In this procedure, the surgeon fills the space left after the disc is removed with a block of bone called a bone graft. This graft may be taken from your pelvis, or it may be obtained from a bone bank. Bone graft from a bone bank is given by organ donors and stored under sterile conditions until it is needed for operations such as spinal fusion. The bone goes through a rigorous testing procedure, similar to a blood transfusion. This is in order to reduce the risk of passing on diseases, such as AIDS or hepatitis, to the recipient.
Placing a bone graft between two or more vertebrae causes the vertebrae to grow together, or fuse. If your back or neck pain is caused by segmental instability, a spinal fusion may also be recommended even if you do not have radiculopathy.
When doing a spinal fusion, the bone graft may simply be wedged in tight between the vertebrae, which holds the graft in place.

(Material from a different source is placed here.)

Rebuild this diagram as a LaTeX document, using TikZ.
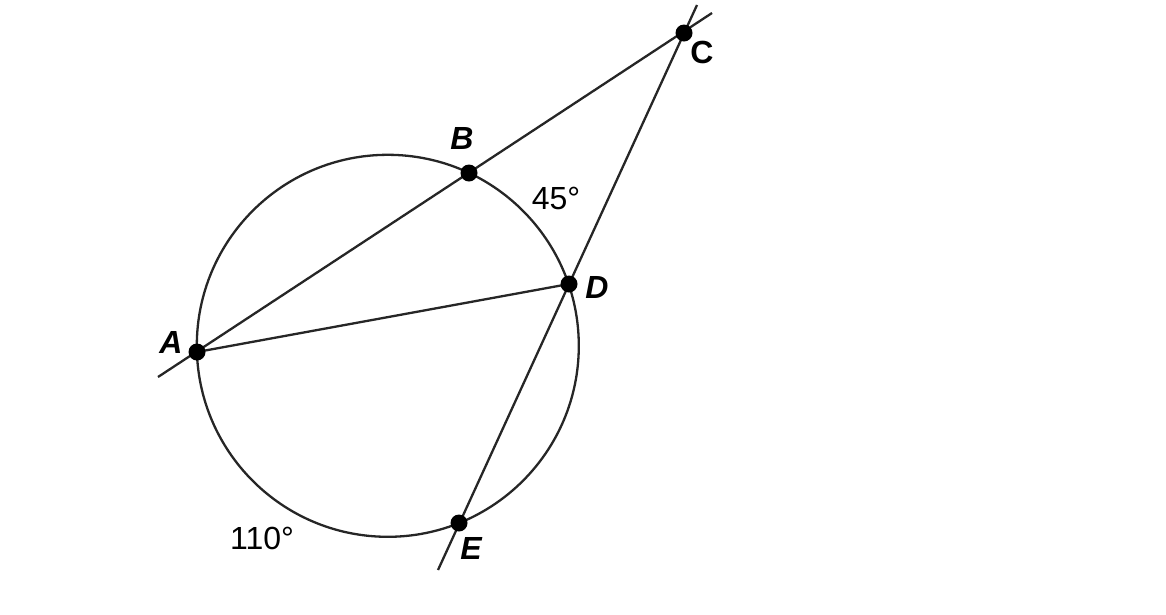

In recent years, there has been an increase in the use of metal plates, pedicle (ped-i-cul) screws, and rods to try to improve the success of the fusion. Many different types of metal implants are used, and all of them try to hold the vertebrae in position while the fusion heals. Bone heals best when it is held still, without motion between the pieces trying to heal together. The healing of a fusion is no different than healing a fractured bone, such as a broken arm. In particular, the cervical spine is a difficult part of the body to hold still.